Under these circumstances, this Court concludes that these public body plaintiffs are under the Mangano rationale simply too remote in the chain of distribution to be permitted as a matter of law to recover from price-fixing manufacturers. As Mr. Justice White said in the Hanover case (392 U.S. at 493), the problems of proof under circumstances such as those present here are "nearly insuperable" and would require "a convincing showing of each of these virtually unascertainable figures," a task which "would normally prove insurmountable." As plaintiffs occupying the level of the chain of distribution that these plaintiffs occupy cannot for the reasons stated in Mangano prove that they were injured in their business or property, their claims must be dismissed.
The undisputed facts in the record here establish that the present plaintiffs contracted not for the purchase of plumbing fixtures themselves but for the purchase of public buildings containing plumbing fixtures. The facts also establish that these plaintiffs did not make their purchases of the buildings under a preexisting cost-plus contract or analogous type of arrangement. Indeed, in these cases, it is even clearer than in the homeowner cases that no cost-plus type arrangement was involved. The public bodies here entered into contracts for their finished structures as a result of sealed bids submitted by general contractors and not as a result of negotiated prices. The requirement that competitive bids be submitted necessarily demands that the contractor bear the full risk if prices are inaccurately estimated. Such an arrangement is distinctly different from the cost-plus type of contract which might permit the tracing to an end user of the increased prices paid for the fixtures in question. The facts here then do not fall within the exception noted by Mr. Justice White in Hanover (392 U.S. at 494).
Plaintiffs contend that in building contracts of the type involved here the material costs of plumbing fixtures remain fixed and invariable and that only labor, administrative costs and other factors are the variables in the price of the completed structure. Based on this premise, plaintiffs argue that they would be able to prove damages which resulted from the initial illegal overcharge by the manufacturer and which was then passed on to the end user. The simple answer to this argument is that it would likewise apply to homeowners. For the reasons stated by Judge Lord in Mangano, there is no merit to this contention. In Mangano (50 F.R.D. at 25), the following language from the Hanover opinion was quoted with emphasis:
"A wide range of factors influence a company's pricing policies. Normally the impact of a single change in the relevant conditions cannot be measured after the fact; indeed a businessman may be unable to state whether, had one fact been different (a single supply less expensive, general economic conditions more buoyant, or the labor market tighter, for example), he would have chosen a different price. Equally difficult to determine, in the real economic world rather than an economist's hypothetical model, is what effect a change in a company's price will have on its total sales. Finally costs per unit for a different volume of total sales are hard to estimate. Even if it could be shown that the buyer raised his price in response to, and in the amount of, the overcharge and that his margin of profit and total sales had not thereafter declined, there would remain the nearly insuperable difficulty of demonstrating that the particular plaintiff could not or would not have raised his prices absent the overcharge or maintained the higher price had the overcharge been discontinued." (392 U.S. at 493)

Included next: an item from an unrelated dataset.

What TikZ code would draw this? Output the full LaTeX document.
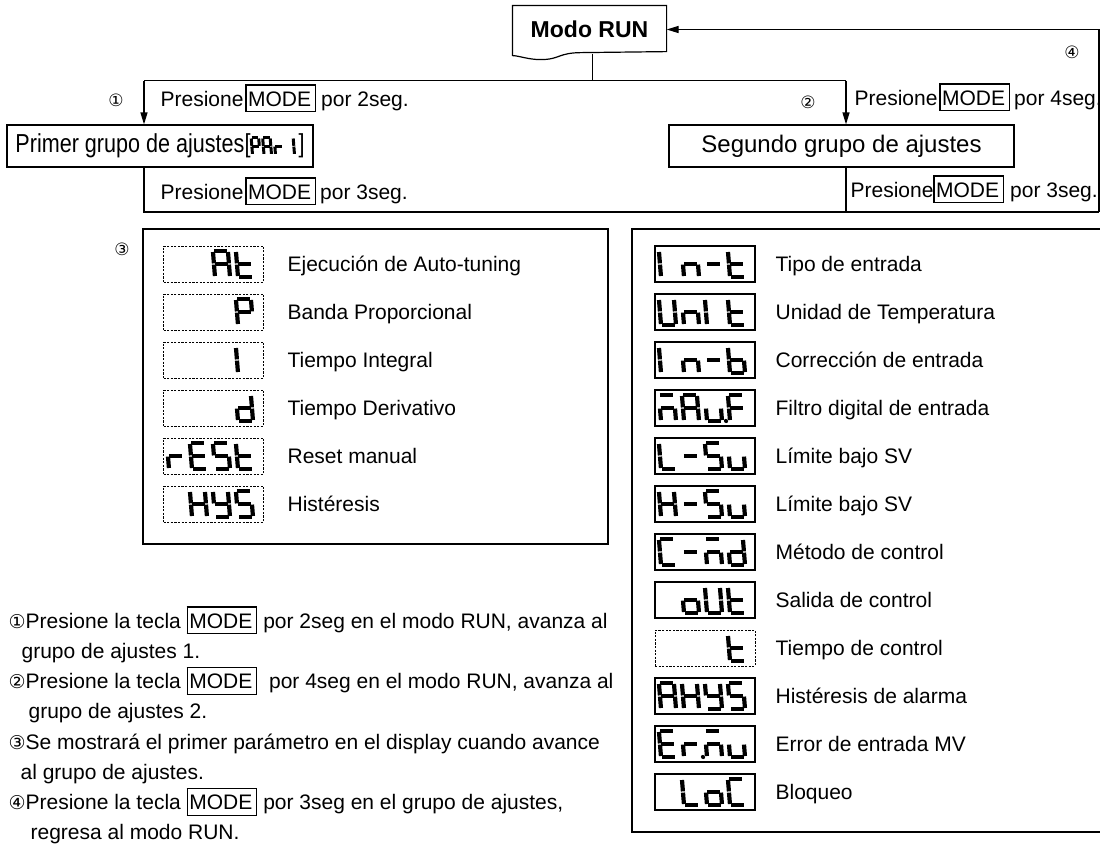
\documentclass[tikz,border=0pt]{standalone}
\usepackage{graphicx}
\usepackage{fontspec}
\setmainfont{Liberation Sans}
\newfontfamily\circfont{DejaVu Sans}
\usetikzlibrary{arrows.meta}

% display segments, one glyph is 15 x 26
\newcommand{\dsa}{\draw (1,26) -- (14,26);}
\newcommand{\dsb}{\draw (15,25) -- (15,13.6);}
\newcommand{\dsc}{\draw (15,12.4) -- (15,1);}
\newcommand{\dsd}{\draw (1,0) -- (14,0);}
\newcommand{\dse}{\draw (0,1) -- (0,12.4);}
\newcommand{\dsf}{\draw (0,13.6) -- (0,25);}
\newcommand{\dsg}{\draw (1,13) -- (14,13);}
\newcommand{\dsp}{\fill (19,0) circle (2.1);}
\newcommand{\dsx}{}

\newcommand{\sevdisp}[4][]{%
  \edef\seglist{#4}%
  \begin{scope}[shift={(#2,#3)}, yscale=-1, xslant=0.08, line width=4.2pt, #1]
    \foreach \dg [count=\i] in \seglist {
      \begin{scope}[shift={(23*\i-23,0)}]
        \foreach \s in \dg {\csname ds\s\endcsname}
      \end{scope}
    }
  \end{scope}}

\newcommand{\modekey}{{\setlength{\fboxsep}{0pt}\setlength{\fboxrule}{1.1pt}%
  \fbox{\rule[-5pt]{0pt}{25.5pt}\kern1.5pt MODE\kern4pt}}}
\newcommand{\cnum}[1]{{\circfont\fontsize{19}{19}\selectfont #1}}

\begin{document}
\begin{tikzpicture}[x=1pt, y=-1pt, line width=1.2pt,
    every node/.style={font=\fontsize{21}{25}\selectfont, inner sep=0pt},
    flowbox/.style={draw, minimum height=42pt},
    disp/.style={draw, line width=1.2pt, minimum width=100pt, minimum height=36pt},
    dispd/.style={disp, line width=0.9pt, dash pattern=on 2.2pt off 1.4pt},
    numlabel/.style={font=\circfont\fontsize{17}{17}\selectfont},
    arr/.style={-{Triangle[length=12pt,width=7pt]}}]
\useasboundingbox (0,0) rectangle (1100,844);

% flow at the top
\node[minimum width=153pt, minimum height=47pt, font=\fontsize{23}{23}\selectfont\bfseries] (run) at (589.5,29.5) {Modo RUN};
\draw (run.north west) -- (run.north east) -- ([yshift=2pt]run.south east)
  -- ([xshift=70pt,yshift=1pt]run.south west) .. controls +(-25,0) and +(20,0) .. ([xshift=28pt,yshift=-6pt]run.south west)
  .. controls +(-12,0) and +(6,0) .. ([yshift=-2pt]run.south west) -- cycle;

\node[flowbox, minimum width=306pt] (pri) at (160,146)
  {\scalebox{0.83}[1]{\fontsize{26}{26}\selectfont Primer grupo de ajustes[}\hspace{48pt}\scalebox{0.83}[1]{\fontsize{26}{26}\selectfont ]}};
\sevdisp[xscale=0.5, yscale=0.64, line width=3pt]{252.5}{154.5}{{a,b,e,f,g},{a,b,c,e,f,g},{e,g},{b,c}}
\node[flowbox, minimum width=345pt, font=\fontsize{24}{24}\selectfont] (seg) at (841.5,146) {Segundo grupo de ajustes};

\coordinate (jl) at (144,80.5);
\coordinate (jr) at (846,80.5);
\coordinate (jb) at (144,212);
\coordinate (rt) at (1099,212);

\draw ([xshift=3pt]run.south) -- ([xshift=3pt]run.south |- jl);
\draw (jl) -- (jr);
\draw[arr] (jl) -- (jl |- pri.north);
\draw[arr] (jr) -- (jr |- seg.north);
\draw (jl |- pri.south) -- (jb) -- (rt);
\draw (jr |- seg.south) -- (jr |- jb);
\draw[arr] (rt) |- (run.east);

\node[anchor=base west] (lab1) at (160,106) {Presione\kern2pt\modekey\kern5pt por 2seg.};
\node[anchor=base west] (lab2) at (854,105) {Presione\kern2pt\modekey\kern4pt por 4seg.};
\node[anchor=base west] (lab3) at (160,199) {Presione\kern2pt\modekey\kern4pt por 3seg.};
\node[anchor=base west] (lab4) at (850,197) {Presione\modekey\kern6pt por 3seg.};

\node[numlabel] (m1) at (116,100) {①};
\node[numlabel] (m2) at (808,102) {②};
\node[numlabel] (m3) at (122,249) {③};
\node[numlabel] (m4) at (1072,52) {④};

% first group
\draw[line width=1.4pt] (143,229) rectangle (608,544);
\foreach \segs/\txt [count=\row, evaluate=\row as \y using 264+48*(\row-1)] in {
    {{x},{x},{a,b,c,e,f,g},{d,e,f,g}}/Ejecución de Auto-tuning,
    {{x},{x},{x},{a,b,e,f,g}}/Banda Proporcional,
    {{x},{x},{x},{e,f}}/Tiempo Integral,
    {{x},{x},{x},{b,c,d,e,g}}/Tiempo Derivativo,
    {{e,g},{a,d,e,f,g},{a,c,d,f,g},{d,e,f,g}}/Reset manual,
    {{x},{b,c,e,f,g},{b,c,d,f,g},{a,c,d,f,g}}/Histéresis} {
  \node[dispd] (ld\row) at (213.5,\y) {};
  \sevdisp{169}{\y+13}{\segs}
  \node[anchor=base west] (lt\row) at (287,\y+7.5) {\txt};
}

% second group
\draw[line width=1.4pt] (632,229) rectangle (1110,832);
\foreach \segs/\txt/\bs [count=\row, evaluate=\row as \y using 264+48*(\row-1)] in {
    {{e,f},{c,e,g},{g},{d,e,f,g}}/Tipo de entrada/disp,
    {{b,c,d,e,f},{c,e,g},{e,f},{d,e,f,g}}/Unidad de Temperatura/disp,
    {{e,f},{c,e,g},{g},{c,d,e,f,g}}/Corrección de entrada/disp,
    {{a,c,e,g},{a,b,c,e,f,g},{c,d,e,p},{a,e,f,g}}/Filtro digital de entrada/disp,
    {{d,e,f},{g},{a,c,d,f,g},{c,d,e}}/Límite bajo SV/disp,
    {{b,c,e,f,g},{g},{a,c,d,f,g},{c,d,e}}/Límite bajo SV/disp,
    {{a,d,e,f},{g},{a,c,e,g},{b,c,d,e,g}}/Método de control/disp,
    {{x},{c,d,e,g},{b,c,d,e,f},{d,e,f,g}}/Salida de control/disp,
    {{x},{x},{x},{d,e,f,g}}/Tiempo de control/dispd,
    {{a,b,c,e,f,g},{b,c,e,f,g},{b,c,d,f,g},{a,c,d,f,g}}/Histéresis de alarma/disp,
    {{a,d,e,f,g},{e,g,p},{a,c,e,g},{c,d,e}}/Error de entrada MV/disp,
    {{x},{d,e,f},{c,d,e,g},{a,d,e,f}}/Bloqueo/disp} {
  \node[\bs] (rd\row) at (705,\y) {};
  \sevdisp{661}{\y+13}{\segs}
  \node[anchor=base west] (rt\row) at (775,\y+7.5) {\txt};
}

% notes
\foreach \x/\y/\note [count=\k] in {
    8/628/{\cnum{①}Presione la tecla \modekey\ por 2seg en el modo RUN, avanza al},
    21/658.3/{grupo de ajustes 1.},
    8/688.6/{\cnum{②}Presione la tecla\ \modekey\ \ por 4seg en el modo RUN, avanza al},
    28/718.9/{grupo de ajustes 2.},
    8/749.2/{\cnum{③}Se mostrará el primer parámetro en el display cuando avance},
    20/779.5/{al grupo de ajustes.},
    8/809.8/{\cnum{④}Presione la tecla\ \modekey\ por 3seg en el grupo de ajustes,},
    30/839.5/{regresa al modo RUN.}} {
  \node[anchor=base west] (note\k) at (\x,\y) {\note};
}
\end{tikzpicture}
\end{document}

Judge Lord then went on to say this (50 F.R.D. at 25-26):
"All of the difficulties referred to by the Supreme Court with respect to tracing the impact of an overcharge are present in the instant case, and most to a much greater extent than in Hanover. Assuming that the price paid by the wholesaler to the manufacturer contained an unlawful overcharge, claims of the present plaintiffs rest, as has been indicated, at the very least on the following additional premises: (a) that the overcharge was then passed on by the wholesaler to the plumbing contractor; (b) that the plumbing contractor then passed the overcharge on to the builder; (c) that the builder passed on the overcharge to the purchasing homeowner; (d) in the case of used houses, each prior homeowner passed the overcharge on to the present plaintiffs. Each of these steps represents activity in a completely new and unrestrained market. * * * If the Supreme Court regarded the figures underlying corresponding assumptions as 'virtually unascertainable' and applied such adjectives as 'insuperable' and 'insurmountable' to any attempt to support them in that case, it certainly follows a fortiori that insuperable difficulties inhere in the premises underlying the claims at issue in the instant case. Accordingly, the Court agrees with defendants that the claims of the plaintiffs under consideration in their capacity as homeowners are blocked by insurmountable difficulties of proof."